Il n’aura connu que trois courts Porte d’Auteuil. Le Chatrier, évidemment, le Lenglen, de temps en temps, et feu le court n°1. Une seule fois, pour son tout premier match à Paris. Depuis, le temps est passé et l’Espagnol a construit son mythe, plutôt 12 fois qu’une. Mais cette victoire, lors de sa toute première participation, tient une place toute particulière dans l’accomplissement herculéen de Nadal. A seulement 19 ans et 2 jours, le taureau de Manacor se présente ce dimanche 5 juin 2005 sur le court Philippe-Chatrier pour tenter de soulever son premier titre du Grand Chelem, après avoir survolé la saison sur ocre. 48 heures plus tôt, il s’offrait un cadeau d’anniversaire majuscule, le scalp du n°1 mondial, un certain Roger Federer.

UN ADVERSAIRE DÉTONNANT

Pour l’empêcher de gravir l’ultime marche, se dressait devant lui Mariano Puerta. L’Argentin de 26 ans a difficilement remporté son quart puis sa demie, étant à chaque fois mené deux sets à un. Sur le papier, l’opposition intrigue. Comment Puerta, convaincu de dopage deux ans plus tôt, suspendu et remonté à une relativement modeste 37ème place mondiale, abordera-t-il cette finale ? L’enjeu d’un Grand Chelem rattrapera-t-il un Nadal en pleine bourre ? L’Espagnol n’est pas impressionné pour un sou. «J’ai (…) l’expérience de la finale de la Coupe Davis l’année dernière. La pression y était énorme. Je ne pense pas qu’on puisse connaître une pression plus grande que ça», déclarait l’intéressé avant d’aborder cette ultime confrontation de la quinzaine.

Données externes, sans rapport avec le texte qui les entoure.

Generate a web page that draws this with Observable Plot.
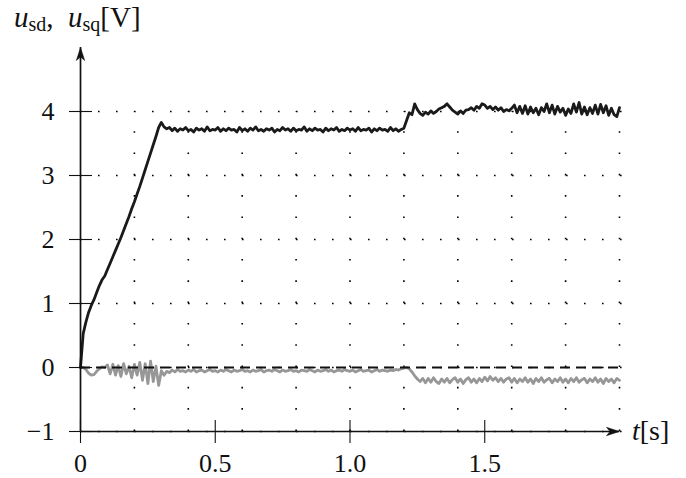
<!DOCTYPE html>
<html>
<head>
<meta charset="utf-8">
<script src="https://cdn.jsdelivr.net/npm/d3@7"></script>
<script src="https://cdn.jsdelivr.net/npm/@observablehq/plot@0.6"></script>
<style>
  html, body { margin: 0; padding: 0; background: #fff; }
  svg text { font-family: "Liberation Serif", "DejaVu Serif", serif; }
</style>
</head>
<body>
<div id="chart"></div>
<script>
// sample step of the recorded signals [s]
const dt = 0.01;

// u_sq (black) [V], sampled every 0.01 s from 0 to 2.00 s
const usq = [
  0, 0.53, 0.71, 0.86, 0.97, 1.06, 1.17, 1.28, 1.37, 1.43,
  1.53, 1.63, 1.73, 1.83, 1.93, 2.03, 2.14, 2.25, 2.36, 2.48,
  2.59, 2.71, 2.83, 2.96, 3.09, 3.22, 3.35, 3.48, 3.61, 3.75,
  3.83, 3.76, 3.73, 3.75, 3.70, 3.74, 3.69, 3.73, 3.71, 3.75,
  3.70, 3.72, 3.68, 3.74, 3.71, 3.73, 3.69, 3.76, 3.70, 3.72,
  3.71, 3.75, 3.69, 3.73, 3.70, 3.74, 3.71, 3.72, 3.68, 3.75,
  3.70, 3.73, 3.69, 3.74, 3.71, 3.76, 3.70, 3.72, 3.69, 3.73,
  3.71, 3.74, 3.68, 3.72, 3.70, 3.75, 3.71, 3.73, 3.69, 3.74,
  3.70, 3.72, 3.71, 3.76, 3.69, 3.73, 3.70, 3.74, 3.71, 3.72,
  3.68, 3.74, 3.70, 3.73, 3.71, 3.75, 3.69, 3.72, 3.70, 3.74,
  3.71, 3.73, 3.69, 3.75, 3.70, 3.72, 3.71, 3.74, 3.68, 3.73,
  3.70, 3.74, 3.71, 3.72, 3.69, 3.75, 3.70, 3.73, 3.69, 3.72,
  3.74, 3.86, 3.98, 3.95, 4.12, 4.03, 3.97, 3.94, 3.99, 3.96,
  4.01, 3.97, 4.00, 4.04, 4.06, 4.08, 4.12, 4.07, 4.02, 3.99,
  3.96, 4.01, 3.97, 4.02, 4.03, 4.06, 4.02, 4.08, 4.05, 4.12,
  4.10, 4.05, 4.08, 4.03, 4.07, 4.02, 4.06, 4.00, 4.03, 4.01,
  4.05, 4.10, 3.98, 4.08, 3.97, 4.09, 3.96, 4.07, 3.98, 4.05,
  3.95, 4.06, 4.00, 4.12, 3.98, 4.10, 3.96, 4.08, 3.99, 4.05,
  3.94, 4.04, 3.97, 4.12, 3.99, 4.14, 3.96, 4.07, 3.95, 4.06,
  3.97, 4.10, 3.96, 4.11, 3.98, 4.09, 3.94, 4.05, 3.95, 3.92,
  4.06
];

// u_sd (grey) [V], same sampling
const usd = [
  0, 0.00, -0.03, -0.09, -0.12, -0.11, -0.06, -0.02, 0.01, 0.00,
  0.04, -0.10, 0.05, -0.12, 0.03, -0.14, 0.06, -0.10, 0.02, -0.16,
  0.05, -0.12, 0.08, -0.20, 0.06, -0.25, 0.10, -0.22, 0.02, -0.28,
  -0.05, -0.12, -0.06, -0.08, -0.04, -0.07, -0.03, -0.06, -0.05, -0.07,
  -0.04, -0.06, -0.03, -0.07, -0.05, -0.04, -0.07, -0.05, -0.03, -0.06,
  -0.05, -0.07, -0.04, -0.06, -0.03, -0.05, -0.07, -0.04, -0.06, -0.05,
  -0.03, -0.06, -0.05, -0.07, -0.04, -0.06, -0.05, -0.03, -0.07, -0.05,
  -0.04, -0.06, -0.03, -0.05, -0.07, -0.04, -0.06, -0.05, -0.03, -0.06,
  -0.05, -0.07, -0.04, -0.05, -0.06, -0.03, -0.05, -0.07, -0.04, -0.06,
  -0.05, -0.03, -0.06, -0.04, -0.07, -0.05, -0.04, -0.06, -0.03, -0.05,
  -0.06, -0.04, -0.07, -0.05, -0.03, -0.06, -0.05, -0.04, -0.07, -0.05,
  -0.03, -0.06, -0.04, -0.05, -0.06, -0.04, -0.05, -0.03, -0.04, -0.02,
  -0.01, 0.00, -0.02, -0.07, -0.13, -0.18, -0.22, -0.17, -0.24, -0.17,
  -0.23, -0.16, -0.22, -0.25, -0.18, -0.23, -0.17, -0.24, -0.19, -0.16,
  -0.23, -0.18, -0.25, -0.19, -0.16, -0.23, -0.18, -0.24, -0.17, -0.22,
  -0.15, -0.21, -0.14, -0.20, -0.16, -0.22, -0.17, -0.23, -0.18, -0.16,
  -0.23, -0.17, -0.24, -0.18, -0.22, -0.16, -0.23, -0.18, -0.25, -0.17,
  -0.22, -0.16, -0.23, -0.19, -0.17, -0.24, -0.18, -0.22, -0.16, -0.23,
  -0.18, -0.24, -0.17, -0.22, -0.16, -0.23, -0.19, -0.17, -0.24, -0.18,
  -0.22, -0.16, -0.23, -0.18, -0.25, -0.17, -0.22, -0.18, -0.24, -0.17,
  -0.20
];

// reference (dashed) value for u_sd
const usdRef = [0];

// axis ticks and labels
const xTicks = [0, 0.5, 1.0, 1.5];
const xTickLabels = ["0", "0.5", "1.0", "1.5"];
const yTicks = [-1, 0, 1, 2, 3, 4];
const yTickLabels = ["\u22121", "0", "1", "2", "3", "4"];

// dotted grid
const gridX = [0.2, 0.4, 0.6, 0.8, 1.0, 1.2, 1.4, 1.6, 1.8, 2.0];
const gridY = [-1, 0, 1, 2, 3, 4];

const xMin = 0, xMax = 2.0, gridXEnd = 2.03;
const yMin = -1, yMax = 4, yAxisTop = 5.0;

const tSq = usq.map((v, i) => ({t: i * dt, v}));
const tSd = usd.map((v, i) => ({t: i * dt, v}));

// custom symbols
const stealth = {
  draw(ctx) {
    ctx.moveTo(0, 0);
    ctx.lineTo(-13, -4.2);
    ctx.lineTo(-9.5, 0);
    ctx.lineTo(-13, 4.2);
    ctx.closePath();
  }
};
const vTick = { draw(ctx) { ctx.moveTo(0, -11.5); ctx.lineTo(0, 11.5); } };
const hTick = { draw(ctx) { ctx.moveTo(-11.5, 0); ctx.lineTo(11.5, 0); } };

const FONT = "Liberation Serif";
const FS = 26;

const chart = Plot.plot({
  width: 686,
  height: 478,
  marginLeft: 80,
  marginRight: 67,
  marginTop: 111,
  marginBottom: 47,
  x: {domain: [xMin, xMax], axis: null},
  y: {domain: [yMin, yMax], axis: null},
  style: {background: "white", fontFamily: FONT},
  marks: [
    // dotted grid
    Plot.ruleY(gridY, {x1: xMin, x2: gridXEnd, stroke: "#000", strokeWidth: 1.6, strokeDasharray: "1.6,16.4"}),
    Plot.ruleX(gridX, {y1: yMin, y2: yMax, stroke: "#000", strokeWidth: 1.6, strokeDasharray: "1.6,19.7"}),
    // u_sd
    Plot.line(tSd, {x: "t", y: "v", stroke: "#979797", strokeWidth: 2.8}),
    // reference dashed line
    Plot.ruleY(usdRef, {x1: xMin, x2: xMax, stroke: "#111", strokeWidth: 1.8, strokeDasharray: "10,6"}),
    // u_sq
    Plot.line(tSq, {x: "t", y: "v", stroke: "#1a1a1a", strokeWidth: 2.8}),
    // axes
    Plot.ruleY([yMin], {x1: xMin, x2: xMax, stroke: "#111", strokeWidth: 1.7}),
    Plot.ruleX([xMin], {y1: yMin, y2: yAxisTop, stroke: "#111", strokeWidth: 1.7}),
    // ticks
    Plot.dot(xTicks, {x: d => d, y: yMin, symbol: vTick, stroke: "#111", fill: "none", strokeWidth: 1.1}),
    Plot.dot(yTicks, {x: xMin, y: d => d, symbol: hTick, stroke: "#111", fill: "none", strokeWidth: 1.1}),
    // arrow heads
    Plot.dot([{x: xMax, y: yMin}], {x: "x", y: "y", symbol: stealth, fill: "#111", stroke: "#111", strokeWidth: 0.5}),
    Plot.dot([{x: xMin, y: yAxisTop}], {x: "x", y: "y", symbol: stealth, rotate: -90, fill: "#111", stroke: "#111", strokeWidth: 0.5}),
    // tick labels
    Plot.text(xTicks, {x: d => d, y: yMin, text: (d, i) => xTickLabels[i], dy: 32, fontSize: FS, fill: "#111", fontFamily: FONT}),
    Plot.text(yTicks, {x: xMin, y: d => d, text: (d, i) => yTickLabels[i], dx: -26, textAnchor: "end", fontSize: FS, fill: "#111", fontFamily: FONT})
  ]
});

document.getElementById("chart").appendChild(chart);

// axis titles with subscripts
const svg = d3.select(chart);
const title = svg.append("text")
  .attr("x", 14).attr("y", 27)
  .attr("text-anchor", "start")
  .attr("font-size", 29).attr("fill", "#111")
  .attr("font-family", FONT);
title.append("tspan").attr("font-style", "italic").text("u");
title.append("tspan").attr("font-size", 20).attr("dy", 4).text("sd");
title.append("tspan").attr("dy", -4).text(",\u2002");
title.append("tspan").attr("font-style", "italic").text("u");
title.append("tspan").attr("font-size", 20).attr("dy", 4).text("sq");
title.append("tspan").attr("dy", -4).text("[V]");

const xlab = svg.append("text")
  .attr("x", 632).attr("y", 440)
  .attr("text-anchor", "start")
  .attr("font-size", 28).attr("fill", "#111")
  .attr("font-family", FONT);
xlab.append("tspan").attr("font-style", "italic").text("t");
xlab.append("tspan").text("[s]");
</script>
</body>
</html>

Après plus d’une heure d’un combat intense et équilibré, Nadal perdra la première manche en laissant le sentiment d’être au-dessus de son adversaire. Une impression qui se vérifiera largement dans les deux sets suivants, glanés par le Majorquin (6-3, 6-1) aussi rapidement qu’il aura perdu le premier. On soulignera au passage le toucher exceptionnel de Rafa, dont les amorties tranchantes et bien masquées auront fait aussi mal à Puerta que son coup droit lasso dévastateur. La troisième manche offerte par Puerta sur une double-faute aurait pu faire plonger le mental de l’Argentin. Il n’en sera rien. Le voilà reparti de plus belle, combatif et déterminé à ne pas se laisser impressionner par ce gamin espagnol de l’autre côté du filet.

UNE DÉTERMINATION SANS FAILLE

L’Argentin prend le service de son adversaire au meilleur moment, à 4-4 au quatrième set, et sert alors pour revenir à hauteur de son adversaire et ainsi s’offrir le droit de disputer une manche décisive. Mariano Puerta peut même commencer à rêver quand il mène 40-15 sur son service… Mais à cet instant, Rafael Nadal affiche au grand jour ce qui sera l’une de ses plus grande forces dans sa carrière : son abnégation. Sa solide défense écœure son adversaire. Puerta, à terre après une volée plongeante qui restera dans la bande, ne se relèvera pas de son occasion manquée et n’inscrira plus un jeu. La messe est dite et, sur un dernier coup droit qui s’envole, l’Argentin s’incline. Rafael Nadal est bel et bien le nouveau maître des lieux après 3h24 d’un combat acharné.

Cette première victoire à Paris, Nadal l’avait peut-être acquise dès sa victoire face au Suisse en demie-finale. Encore fallait-il confirmer ce que tout le monde voyait en lui. «Avec cette victoire, il entre déjà dans l’histoire. Il va devenir une légende», Mariano Puerta ne croyait pas si bien dire. Il avait pourtant mis toutes les chances de son côté, même les moins reluisantes. Contrôlé une nouvelle fois positif à l’étiléfrine, un stimulant cardiaque luttant contre l’hypotension, au soir de la finale, l’Argentin sera suspendu huit ans. Finalement réduite à deux ans, la sanction sonna le glas de la carrière de Puerta. Ce 5 juin 2005 annoncera en revanche le début d’un règne sans partage (ou presque) sur la terre battue parisienne du Majorquin dont le terme n’est, aujourd’hui, toujours pas connu.